SET TASK ▸
Extract the lines from the start through the line that holds "const outdoor = outdoorHours.map((h, i)", both included, omitting all images.

DATA SECTION ▸

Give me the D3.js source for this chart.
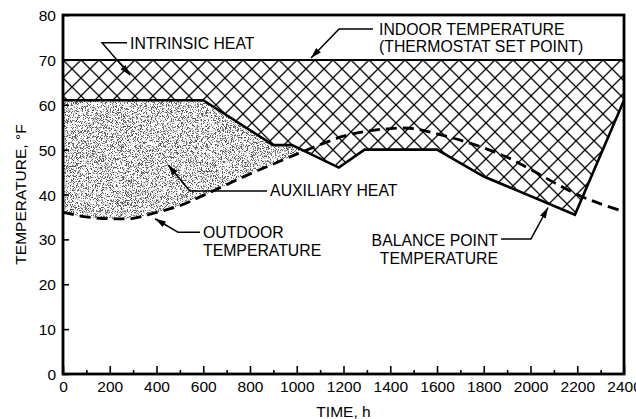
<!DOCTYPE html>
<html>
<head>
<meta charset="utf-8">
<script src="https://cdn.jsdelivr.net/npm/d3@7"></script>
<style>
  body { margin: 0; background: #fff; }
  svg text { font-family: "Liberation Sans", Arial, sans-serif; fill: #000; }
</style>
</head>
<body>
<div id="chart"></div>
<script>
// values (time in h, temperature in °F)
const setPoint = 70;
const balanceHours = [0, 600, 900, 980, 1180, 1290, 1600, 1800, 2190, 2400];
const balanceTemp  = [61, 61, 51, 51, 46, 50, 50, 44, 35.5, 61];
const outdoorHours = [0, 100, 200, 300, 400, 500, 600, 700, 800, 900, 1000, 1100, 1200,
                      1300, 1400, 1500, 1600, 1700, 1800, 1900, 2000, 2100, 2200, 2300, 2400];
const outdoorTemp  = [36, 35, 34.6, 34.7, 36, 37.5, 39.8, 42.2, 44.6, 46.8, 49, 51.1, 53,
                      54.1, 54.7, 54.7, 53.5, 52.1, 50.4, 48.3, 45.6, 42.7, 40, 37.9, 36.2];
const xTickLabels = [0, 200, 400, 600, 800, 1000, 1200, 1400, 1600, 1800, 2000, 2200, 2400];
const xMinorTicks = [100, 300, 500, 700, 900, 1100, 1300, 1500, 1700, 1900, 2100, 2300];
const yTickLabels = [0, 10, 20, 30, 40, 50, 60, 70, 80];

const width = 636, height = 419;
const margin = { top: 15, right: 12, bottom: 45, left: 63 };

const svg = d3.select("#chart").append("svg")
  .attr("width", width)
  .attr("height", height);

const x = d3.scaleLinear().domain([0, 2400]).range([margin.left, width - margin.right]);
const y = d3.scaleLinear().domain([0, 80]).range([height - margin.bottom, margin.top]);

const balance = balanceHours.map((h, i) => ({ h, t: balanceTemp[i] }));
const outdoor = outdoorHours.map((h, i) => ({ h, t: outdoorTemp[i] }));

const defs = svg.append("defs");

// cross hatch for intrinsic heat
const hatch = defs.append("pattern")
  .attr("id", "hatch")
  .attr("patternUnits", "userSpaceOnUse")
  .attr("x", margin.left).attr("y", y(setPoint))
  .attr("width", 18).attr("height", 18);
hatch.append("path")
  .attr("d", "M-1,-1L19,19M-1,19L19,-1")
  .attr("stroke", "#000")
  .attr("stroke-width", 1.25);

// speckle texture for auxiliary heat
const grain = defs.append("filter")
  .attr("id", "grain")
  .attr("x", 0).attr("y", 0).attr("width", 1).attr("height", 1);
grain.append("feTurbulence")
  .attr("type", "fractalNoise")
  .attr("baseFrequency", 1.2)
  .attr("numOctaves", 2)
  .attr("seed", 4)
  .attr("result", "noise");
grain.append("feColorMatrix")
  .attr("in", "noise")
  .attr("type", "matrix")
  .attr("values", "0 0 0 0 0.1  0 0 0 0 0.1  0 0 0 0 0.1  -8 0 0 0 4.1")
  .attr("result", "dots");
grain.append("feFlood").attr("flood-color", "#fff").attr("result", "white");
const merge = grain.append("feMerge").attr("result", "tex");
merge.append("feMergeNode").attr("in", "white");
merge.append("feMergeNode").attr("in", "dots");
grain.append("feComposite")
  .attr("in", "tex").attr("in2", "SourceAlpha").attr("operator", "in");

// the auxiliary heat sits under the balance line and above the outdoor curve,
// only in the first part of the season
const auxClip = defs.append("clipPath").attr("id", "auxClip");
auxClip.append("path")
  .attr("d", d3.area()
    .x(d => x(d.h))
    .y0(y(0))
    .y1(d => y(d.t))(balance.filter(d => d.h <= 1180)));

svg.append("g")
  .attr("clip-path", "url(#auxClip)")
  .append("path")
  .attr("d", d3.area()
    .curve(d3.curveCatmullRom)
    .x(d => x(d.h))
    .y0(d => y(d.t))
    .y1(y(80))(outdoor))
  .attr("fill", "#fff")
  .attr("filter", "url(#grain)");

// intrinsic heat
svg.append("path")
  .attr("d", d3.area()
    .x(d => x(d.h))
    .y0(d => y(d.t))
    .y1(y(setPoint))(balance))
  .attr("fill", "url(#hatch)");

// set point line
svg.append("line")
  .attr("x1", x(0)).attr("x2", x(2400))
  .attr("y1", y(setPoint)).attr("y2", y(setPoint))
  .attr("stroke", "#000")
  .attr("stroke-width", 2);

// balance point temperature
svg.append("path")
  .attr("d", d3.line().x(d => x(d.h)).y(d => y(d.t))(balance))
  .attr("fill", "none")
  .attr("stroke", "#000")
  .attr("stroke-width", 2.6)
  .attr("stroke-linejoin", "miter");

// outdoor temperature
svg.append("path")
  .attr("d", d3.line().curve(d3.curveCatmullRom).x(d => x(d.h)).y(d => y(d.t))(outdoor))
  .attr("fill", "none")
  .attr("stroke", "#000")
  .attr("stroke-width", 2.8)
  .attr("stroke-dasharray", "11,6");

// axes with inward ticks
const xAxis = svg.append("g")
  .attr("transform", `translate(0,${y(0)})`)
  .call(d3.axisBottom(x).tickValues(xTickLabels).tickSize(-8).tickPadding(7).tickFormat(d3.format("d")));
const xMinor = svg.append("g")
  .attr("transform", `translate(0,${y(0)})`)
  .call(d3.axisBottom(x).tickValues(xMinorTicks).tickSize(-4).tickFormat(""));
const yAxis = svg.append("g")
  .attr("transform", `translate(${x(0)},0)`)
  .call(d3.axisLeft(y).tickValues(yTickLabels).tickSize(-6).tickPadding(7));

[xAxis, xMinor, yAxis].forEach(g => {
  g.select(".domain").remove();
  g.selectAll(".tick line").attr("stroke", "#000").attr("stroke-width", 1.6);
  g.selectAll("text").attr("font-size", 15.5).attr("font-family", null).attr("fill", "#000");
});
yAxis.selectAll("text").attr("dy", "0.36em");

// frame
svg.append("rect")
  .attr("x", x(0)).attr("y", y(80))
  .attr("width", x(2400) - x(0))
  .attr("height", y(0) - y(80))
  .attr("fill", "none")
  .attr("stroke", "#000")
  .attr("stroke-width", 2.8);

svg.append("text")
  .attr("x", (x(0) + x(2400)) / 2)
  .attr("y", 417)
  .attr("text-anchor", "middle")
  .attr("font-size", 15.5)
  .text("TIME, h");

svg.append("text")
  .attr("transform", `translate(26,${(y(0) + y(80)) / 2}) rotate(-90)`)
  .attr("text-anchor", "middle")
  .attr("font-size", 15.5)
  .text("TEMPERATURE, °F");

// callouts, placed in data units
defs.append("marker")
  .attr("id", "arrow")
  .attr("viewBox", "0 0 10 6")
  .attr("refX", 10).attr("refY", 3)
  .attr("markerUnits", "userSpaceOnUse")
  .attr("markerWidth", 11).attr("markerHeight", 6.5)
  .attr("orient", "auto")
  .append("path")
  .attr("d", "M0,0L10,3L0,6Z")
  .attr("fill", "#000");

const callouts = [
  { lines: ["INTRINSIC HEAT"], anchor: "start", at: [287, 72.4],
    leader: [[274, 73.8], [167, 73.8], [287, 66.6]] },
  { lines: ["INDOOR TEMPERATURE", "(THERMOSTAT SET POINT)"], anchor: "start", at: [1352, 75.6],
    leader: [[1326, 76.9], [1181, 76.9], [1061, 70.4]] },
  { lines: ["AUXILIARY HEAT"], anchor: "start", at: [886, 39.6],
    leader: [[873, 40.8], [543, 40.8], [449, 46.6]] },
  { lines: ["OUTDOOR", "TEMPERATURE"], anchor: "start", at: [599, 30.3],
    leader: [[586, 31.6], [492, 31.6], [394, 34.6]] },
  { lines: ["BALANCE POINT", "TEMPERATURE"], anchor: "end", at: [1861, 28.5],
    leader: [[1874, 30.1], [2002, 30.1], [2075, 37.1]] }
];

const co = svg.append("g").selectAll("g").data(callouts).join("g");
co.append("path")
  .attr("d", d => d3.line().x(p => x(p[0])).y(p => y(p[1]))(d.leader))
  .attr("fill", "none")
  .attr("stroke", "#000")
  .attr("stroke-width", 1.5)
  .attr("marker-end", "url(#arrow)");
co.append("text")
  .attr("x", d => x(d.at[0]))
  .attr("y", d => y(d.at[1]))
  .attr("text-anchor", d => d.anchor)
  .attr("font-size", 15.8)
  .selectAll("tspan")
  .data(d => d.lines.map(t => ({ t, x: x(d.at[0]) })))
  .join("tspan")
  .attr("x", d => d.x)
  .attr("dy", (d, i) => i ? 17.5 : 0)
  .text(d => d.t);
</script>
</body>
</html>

RESPONSE ▸
Give me the D3.js source for this chart.
<!DOCTYPE html>
<html>
<head>
<meta charset="utf-8">
<script src="https://cdn.jsdelivr.net/npm/d3@7"></script>
<style>
  body { margin: 0; background: #fff; }
  svg text { font-family: "Liberation Sans", Arial, sans-serif; fill: #000; }
</style>
</head>
<body>
<div id="chart"></div>
<script>
// values (time in h, temperature in °F)
const setPoint = 70;
const balanceHours = [0, 600, 900, 980, 1180, 1290, 1600, 1800, 2190, 2400];
const balanceTemp  = [61, 61, 51, 51, 46, 50, 50, 44, 35.5, 61];
const outdoorHours = [0, 100, 200, 300, 400, 500, 600, 700, 800, 900, 1000, 1100, 1200,
                      1300, 1400, 1500, 1600, 1700, 1800, 1900, 2000, 2100, 2200, 2300, 2400];
const outdoorTemp  = [36, 35, 34.6, 34.7, 36, 37.5, 39.8, 42.2, 44.6, 46.8, 49, 51.1, 53,
                      54.1, 54.7, 54.7, 53.5, 52.1, 50.4, 48.3, 45.6, 42.7, 40, 37.9, 36.2];
const xTickLabels = [0, 200, 400, 600, 800, 1000, 1200, 1400, 1600, 1800, 2000, 2200, 2400];
const xMinorTicks = [100, 300, 500, 700, 900, 1100, 1300, 1500, 1700, 1900, 2100, 2300];
const yTickLabels = [0, 10, 20, 30, 40, 50, 60, 70, 80];

const width = 636, height = 419;
const margin = { top: 15, right: 12, bottom: 45, left: 63 };

const svg = d3.select("#chart").append("svg")
  .attr("width", width)
  .attr("height", height);

const x = d3.scaleLinear().domain([0, 2400]).range([margin.left, width - margin.right]);
const y = d3.scaleLinear().domain([0, 80]).range([height - margin.bottom, margin.top]);

const balance = balanceHours.map((h, i) => ({ h, t: balanceTemp[i] }));
const outdoor = outdoorHours.map((h, i) => ({ h, t: outdoorTemp[i] }));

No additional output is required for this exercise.